[Code that draws figures]
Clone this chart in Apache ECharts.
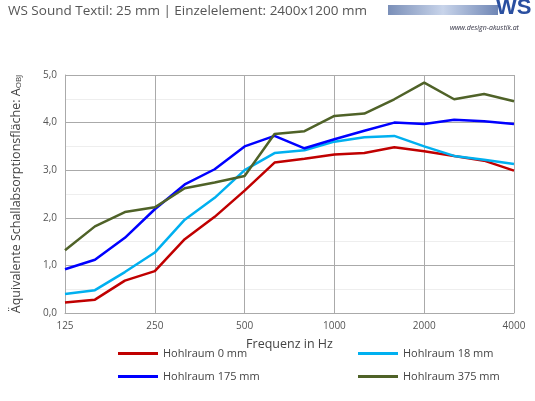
<!DOCTYPE html><html><head><meta charset="utf-8"><script src="https://cdn.jsdelivr.net/npm/echarts@6/dist/echarts.min.js"></script></head><body style="margin:0"><div id="c" style="width:535px;height:401px"></div><script>
const categories=['125','160','200','250','315','400','500','630','800','1000','1250','1600','2000','2500','3150','4000'];
const red=[0.22,0.28,0.68,0.88,1.55,2.02,2.57,3.16,3.24,3.33,3.36,3.48,3.40,3.30,3.20,2.99];
const cyan=[0.40,0.48,0.86,1.27,1.96,2.42,3.00,3.36,3.42,3.60,3.69,3.72,3.50,3.30,3.22,3.13];
const blue=[0.92,1.12,1.58,2.18,2.70,3.02,3.50,3.72,3.46,3.65,3.83,4.00,3.97,4.06,4.03,3.97];
const green=[1.32,1.82,2.12,2.22,2.62,2.74,2.88,3.76,3.82,4.14,4.19,4.49,4.84,4.49,4.60,4.45];
const names=['Hohlraum 0 mm','Hohlraum 18 mm','Hohlraum 175 mm','Hohlraum 375 mm'];
const F='Open Sans';
const ch=echarts.init(document.getElementById('c'));
const mk=(n,d,c)=>({name:n,type:'line',data:d,symbol:'none',lineStyle:{width:2.5,color:c},itemStyle:{color:c}});
ch.setOption({
animation:false,
textStyle:{fontFamily:F},
graphic:[
{type:'text',left:8,top:4,style:{text:'WS Sound Textil: 25 mm | Einzelelement: 2400x1200 mm',fontSize:13.5,fill:'#555',fontFamily:F}},
{type:'rect',shape:{x:388,y:5,width:110,height:10},style:{fill:new echarts.graphic.LinearGradient(0,0,1,0,[{offset:0,color:'#7a8fb8'},{offset:0.5,color:'#c8d4ea'},{offset:1,color:'#6f86b5'}])}},
{type:'text',left:496,top:-3,style:{text:'WS',fontSize:22,fontWeight:'bold',fill:'#2a4fa0',fontFamily:'Liberation Sans'}},
{type:'text',left:450,top:24,style:{text:'www.design-akustik.at',fontSize:7,fill:'#334',fontStyle:'italic',fontFamily:F}}
],
legend:[
{data:[names[0],names[2]],orient:'vertical',left:113,top:343,itemGap:12,itemWidth:40,itemHeight:3,icon:'rect',textStyle:{fontSize:11,color:'#444',fontFamily:F}},
{data:[names[1],names[3]],orient:'vertical',left:353,top:343,itemGap:12,itemWidth:40,itemHeight:3,icon:'rect',textStyle:{fontSize:11,color:'#444',fontFamily:F}}
],
grid:{left:65,right:21,top:75,bottom:88},
xAxis:{type:'category',data:categories,boundaryGap:false,name:'Frequenz in Hz',nameLocation:'middle',nameGap:25,nameTextStyle:{fontSize:12.5,color:'#444'},
axisLine:{lineStyle:{color:'#aaa'}},axisTick:{show:false},axisLabel:{interval:2,color:'#555',fontSize:10},splitLine:{show:true,interval:2,lineStyle:{color:'#aaa'}}},
yAxis:{type:'value',min:0,max:5,interval:0.5,name:'{a|Äquivalente Schallabsorptionsfläche: A}{b|OBJ}',nameLocation:'middle',nameGap:42,
nameTextStyle:{rich:{a:{fontSize:12.5,color:'#444',fontFamily:F,verticalAlign:'bottom'},b:{fontSize:8,color:'#444',verticalAlign:'bottom',fontFamily:F}}},
axisLine:{show:true,lineStyle:{color:'#aaa'}},axisTick:{show:false},
axisLabel:{color:'#555',fontSize:10,formatter:v=>Math.abs(v-Math.round(v))<1e-6?v.toFixed(1).replace('.',','):''},
splitLine:{lineStyle:{color:['#aaa','#eee']}}},
series:[mk(names[0],red,'#c00000'),mk(names[1],cyan,'#00b0f0'),mk(names[2],blue,'#0000ff'),mk(names[3],green,'#4f6228')]
});
</script></body></html>
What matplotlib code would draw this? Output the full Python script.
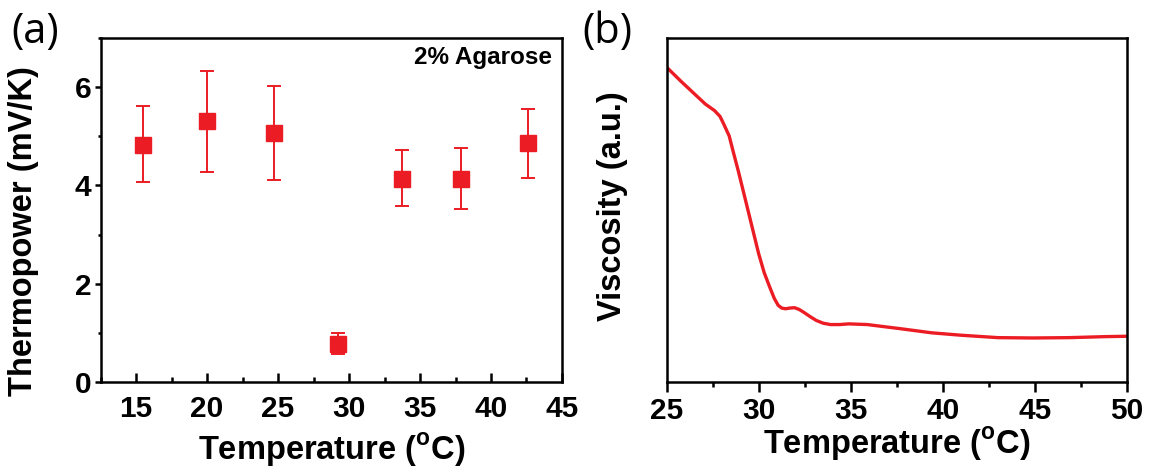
import numpy as np
import matplotlib
matplotlib.use('Agg')
import matplotlib.pyplot as plt
from matplotlib.ticker import MultipleLocator, NullLocator

plt.rcParams['font.family'] = ['Liberation Sans', 'DejaVu Sans']
plt.rcParams['font.weight'] = 'bold'
plt.rcParams['axes.labelweight'] = 'bold'
plt.rcParams['mathtext.fontset'] = 'custom'
plt.rcParams['mathtext.rm'] = 'Liberation Sans:bold'
plt.rcParams['mathtext.bf'] = 'Liberation Sans:bold'

RED = '#ec1c24'

# (a) thermopower vs temperature, 2% agarose
temp_a = [15.5, 20.0, 24.7, 29.2, 33.7, 37.9, 42.6]
thermopower = [4.82, 5.31, 5.06, 0.77, 4.14, 4.13, 4.86]
err_low = [0.76, 1.03, 0.94, 0.20, 0.56, 0.60, 0.70]
err_high = [0.79, 1.01, 0.96, 0.22, 0.58, 0.64, 0.69]

# (b) viscosity curve (arbitrary units)
temp_b = [25.0, 25.8, 26.6, 27.1, 27.6, 27.9, 28.1, 28.4, 28.6, 28.9, 29.2, 29.6,
          30.0, 30.3, 30.6, 30.85, 31.06, 31.25, 31.46, 31.7, 31.95, 32.2, 32.44,
          32.8, 33.13, 33.5, 33.9, 34.4, 34.9, 35.9, 37.7, 39.4, 41.0, 43.0, 44.9,
          46.9, 48.9, 50.0]
viscosity = [0.915, 0.873, 0.833, 0.808, 0.789, 0.772, 0.750, 0.715, 0.673, 0.612,
             0.547, 0.460, 0.373, 0.318, 0.276, 0.243, 0.223, 0.215, 0.213, 0.215,
             0.216, 0.211, 0.203, 0.190, 0.179, 0.171, 0.167, 0.167, 0.169, 0.167,
             0.155, 0.143, 0.136, 0.129, 0.128, 0.129, 0.132, 0.133]

xlabel = r'Temperature ($^{\mathrm{o}}$C)'

fig = plt.figure(figsize=(11.49, 4.70), dpi=100)
ax1 = fig.add_axes([0.0876, 0.1872, 0.4015, 0.732])
ax2 = fig.add_axes([0.5802, 0.1872, 0.4004, 0.732])

for ax in (ax1, ax2):
    for s in ax.spines.values():
        s.set_linewidth(1.8)

# panel a
ax1.errorbar(temp_a, thermopower, yerr=[err_low, err_high], fmt='s', color=RED,
             markersize=12, elinewidth=1.4, capsize=5, capthick=1.4)
ax1.set_xlim(12.5, 45)
ax1.set_ylim(0, 7)
ax1.xaxis.set_major_locator(MultipleLocator(5))
ax1.xaxis.set_minor_locator(MultipleLocator(2.5))
ax1.yaxis.set_major_locator(MultipleLocator(2))
ax1.yaxis.set_minor_locator(MultipleLocator(1))
ax1.tick_params(axis='x', which='both', direction='in', width=1.8)
ax1.tick_params(axis='x', which='major', length=6.5, pad=9)
ax1.tick_params(axis='x', which='minor', length=3.5)
ax1.tick_params(axis='y', which='both', direction='out', width=1.8)
ax1.tick_params(axis='y', which='major', length=4.5, pad=2)
ax1.tick_params(axis='y', which='minor', length=2.5)
ax1.tick_params(labelsize=21.5)
ax1.set_xlabel(xlabel, fontsize=23.5, labelpad=6)
ax1.set_ylabel('Thermopower (mV/K)', fontsize=23.5)
ax1.yaxis.set_label_coords(-0.134, 0.44)
ax1.text(0.978, 0.942, '2% Agarose', transform=ax1.transAxes, ha='right',
         va='center', fontsize=17.5)

# panel b
ax2.plot(temp_b, viscosity, color=RED, linewidth=2.4)
ax2.set_xlim(25, 50)
ax2.set_ylim(0, 1)
ax2.xaxis.set_major_locator(MultipleLocator(5))
ax2.xaxis.set_minor_locator(MultipleLocator(2.5))
ax2.yaxis.set_major_locator(NullLocator())
ax2.tick_params(axis='x', which='both', direction='out', width=1.8)
ax2.tick_params(axis='x', which='major', length=7, pad=4)
ax2.tick_params(axis='x', which='minor', length=3.5)
ax2.tick_params(labelsize=21.5)
ax2.set_xlabel(xlabel, fontsize=23.5, labelpad=0)
ax2.set_ylabel('Viscosity (a.u.)', fontsize=23.5)
ax2.yaxis.set_label_coords(-0.084, 0.51)

fig.text(0.010, 0.932, '(a)', fontsize=30, fontweight='normal',
         family=['Open Sans', 'DejaVu Sans'], va='center')
fig.text(0.507, 0.932, '(b)', fontsize=30, fontweight='normal',
         family=['Open Sans', 'DejaVu Sans'], va='center')

fig.savefig('out.png', dpi=100)
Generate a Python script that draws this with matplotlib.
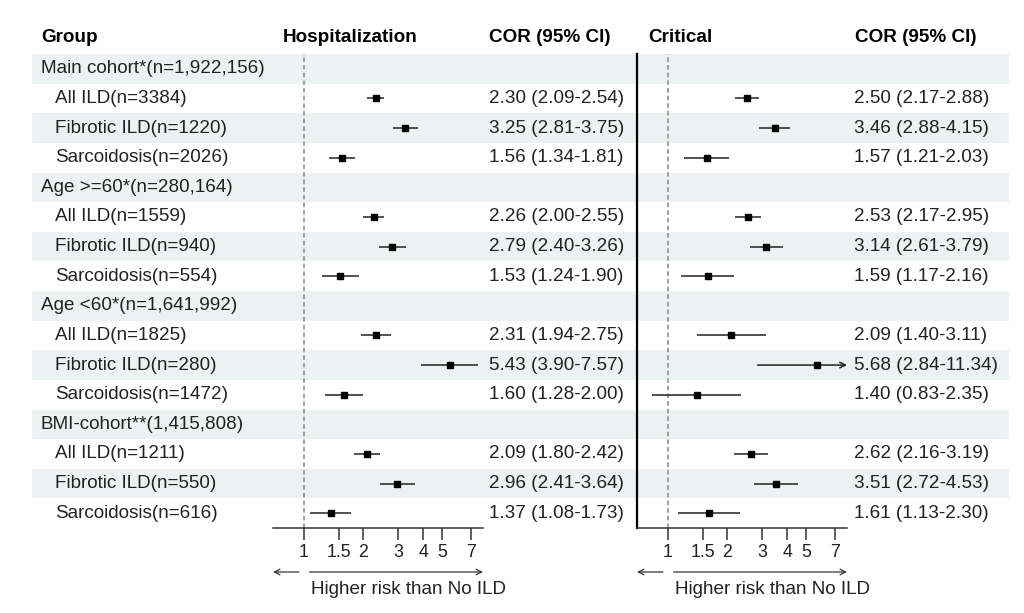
import matplotlib
matplotlib.use('Agg')
import matplotlib.pyplot as plt
import numpy as np

plt.rcParams['font.family'] = ['Liberation Sans', 'DejaVu Sans']

nan = np.nan
labels = ["Main cohort*(n=1,922,156)", "All ILD(n=3384)", "Fibrotic ILD(n=1220)", "Sarcoidosis(n=2026)",
          "Age >=60*(n=280,164)", "All ILD(n=1559)", "Fibrotic ILD(n=940)", "Sarcoidosis(n=554)",
          "Age <60*(n=1,641,992)", "All ILD(n=1825)", "Fibrotic ILD(n=280)", "Sarcoidosis(n=1472)",
          "BMI-cohort**(1,415,808)", "All ILD(n=1211)", "Fibrotic ILD(n=550)", "Sarcoidosis(n=616)"]
is_group = [True, False, False, False] * 4

hosp_est = [nan, 2.30, 3.25, 1.56, nan, 2.26, 2.79, 1.53, nan, 2.31, 5.43, 1.60, nan, 2.09, 2.96, 1.37]
hosp_lo = [nan, 2.09, 2.81, 1.34, nan, 2.00, 2.40, 1.24, nan, 1.94, 3.90, 1.28, nan, 1.80, 2.41, 1.08]
hosp_hi = [nan, 2.54, 3.75, 1.81, nan, 2.55, 3.26, 1.90, nan, 2.75, 7.57, 2.00, nan, 2.42, 3.64, 1.73]

crit_est = [nan, 2.50, 3.46, 1.57, nan, 2.53, 3.14, 1.59, nan, 2.09, 5.68, 1.40, nan, 2.62, 3.51, 1.61]
crit_lo = [nan, 2.17, 2.88, 1.21, nan, 2.17, 2.61, 1.17, nan, 1.40, 2.84, 0.83, nan, 2.16, 2.72, 1.13]
crit_hi = [nan, 2.88, 4.15, 2.03, nan, 2.95, 3.79, 2.16, nan, 3.11, 11.34, 2.35, nan, 3.19, 4.53, 2.30]

ticks = [1, 1.5, 2, 3, 4, 5, 7]
tick_labels = ["1", "1.5", "2", "3", "4", "5", "7"]
xlim = (0.7, 8.0)
ref = 1

W, H = 1024, 613
FS = 13.6
TXT = '#222222'

fig = plt.figure(figsize=(W / 100, H / 100), dpi=100)


def rect(x0, y0, x1, y1):
    return [x0 / W, 1 - y1 / H, (x1 - x0) / W, (y1 - y0) / H]


top, bottom = 54, 528
n = len(labels)
rows = np.arange(n)

ax_bg = fig.add_axes(rect(0, top, W, bottom), zorder=0)
ax_bg.set_xlim(0, W)
ax_bg.set_ylim(n - 0.5, -0.5)
ax_bg.axis('off')

for i in range(0, n, 2):
    ax_bg.axhspan(i - 0.5, i + 0.5, xmin=32 / W, xmax=1009 / W, color='#eef1f1', lw=0)

hdr_y = -1.06
ax_bg.text(41, hdr_y, "Group", fontsize=FS, fontweight='bold', va='center', ha='left', color='black')
ax_bg.text(283, hdr_y, "Hospitalization", fontsize=FS, fontweight='bold', va='center', ha='left', color='black')
ax_bg.text(489, hdr_y, "COR (95% CI)", fontsize=FS, fontweight='bold', va='center', ha='left', color='black')
ax_bg.text(648, hdr_y, "Critical", fontsize=FS, fontweight='bold', va='center', ha='left', color='black')
ax_bg.text(855, hdr_y, "COR (95% CI)", fontsize=FS, fontweight='bold', va='center', ha='left', color='black')

for i, (lab, g) in enumerate(zip(labels, is_group)):
    ax_bg.text(41 if g else 55, i, lab, fontsize=FS, va='center', ha='left', color=TXT)

for i in range(n):
    if not np.isnan(hosp_est[i]):
        ax_bg.text(489, i, f"{hosp_est[i]:.2f} ({hosp_lo[i]:.2f}-{hosp_hi[i]:.2f})",
                   fontsize=FS, va='center', ha='left', color=TXT)
    if not np.isnan(crit_est[i]):
        ax_bg.text(854, i, f"{crit_est[i]:.2f} ({crit_lo[i]:.2f}-{crit_hi[i]:.2f})",
                   fontsize=FS, va='center', ha='left', color=TXT)


def forest(ax, est, lo, hi, left_spine):
    ax.set_xscale('log')
    ax.set_xlim(*xlim)
    ax.set_ylim(n - 0.5, -0.5)
    ax.patch.set_alpha(0)
    for s in ['top', 'right']:
        ax.spines[s].set_visible(False)
    if left_spine:
        ax.spines['left'].set_linewidth(1.6)
        ax.spines['left'].set_color('black')
    else:
        ax.spines['left'].set_visible(False)
    ax.spines['bottom'].set_linewidth(1.1)
    ax.spines['bottom'].set_color('#333333')
    ax.set_yticks([])
    ax.set_xticks(ticks)
    ax.set_xticklabels(tick_labels)
    ax.minorticks_off()
    ax.tick_params(axis='x', direction='out', length=8.5, width=1.1, color='#333333',
                   labelsize=12.8, labelcolor=TXT, pad=3)
    ax.axvline(ref, color='#888888', ls=(0, (3, 2)), lw=1.1, zorder=1)
    est = np.array(est); lo = np.array(lo); hi = np.array(hi)
    for i in range(n):
        if np.isnan(est[i]):
            continue
        l = max(lo[i], xlim[0]); h = min(hi[i], xlim[1])
        if hi[i] > xlim[1]:
            ax.annotate('', xy=(h, i), xytext=(l, i),
                        arrowprops=dict(arrowstyle='->', lw=1.1, color='#222222',
                                        shrinkA=0, shrinkB=0), annotation_clip=False)
        else:
            ax.hlines(i, l, h, color='#222222', lw=1.1, zorder=2)
    ax.plot(est, rows, 's', color='black', ms=5, zorder=3, clip_on=False)
    # direction arrows below axis
    ya = -(572 - bottom) / (bottom - top)
    tr = ax.get_xaxis_transform()
    ax.annotate('', xy=(xlim[0], ya), xytext=(ref * 0.945, ya), xycoords=tr,
                arrowprops=dict(arrowstyle='->', lw=0.9, color='#333333', shrinkA=0, shrinkB=0),
                annotation_clip=False)
    ax.annotate('', xy=(xlim[1], ya), xytext=(ref * 1.07, ya), xycoords=tr,
                arrowprops=dict(arrowstyle='->', lw=0.9, color='#333333', shrinkA=0, shrinkB=0),
                annotation_clip=False)
    ax.text(ref * 1.085, -(590 - bottom) / (bottom - top), "Higher risk than No ILD", transform=tr,
            fontsize=FS, va='center', ha='left', color=TXT)


ax_h = fig.add_axes(rect(273, top, 483, bottom), zorder=2)
forest(ax_h, hosp_est, hosp_lo, hosp_hi, False)
ax_c = fig.add_axes(rect(637, top, 847, bottom), zorder=2)
forest(ax_c, crit_est, crit_lo, crit_hi, True)

fig.savefig('out.png', dpi=100)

» **Work instructions**: Find all lines where the word "script" appears. Copy them.

» **Answer for the task**:
<!DOCTYPE html><html><head><meta charset="utf-8"><script src="https://cdn.jsdelivr.net/npm/echarts@6/dist/echarts.min.js"></script></head><body style="margin:0"><div id="c" style="width:535px;height:401px"></div><script>
</script></body></html>
What matplotlib code would draw this? Output the full Python script.
Generate a Python script that draws this with matplotlib.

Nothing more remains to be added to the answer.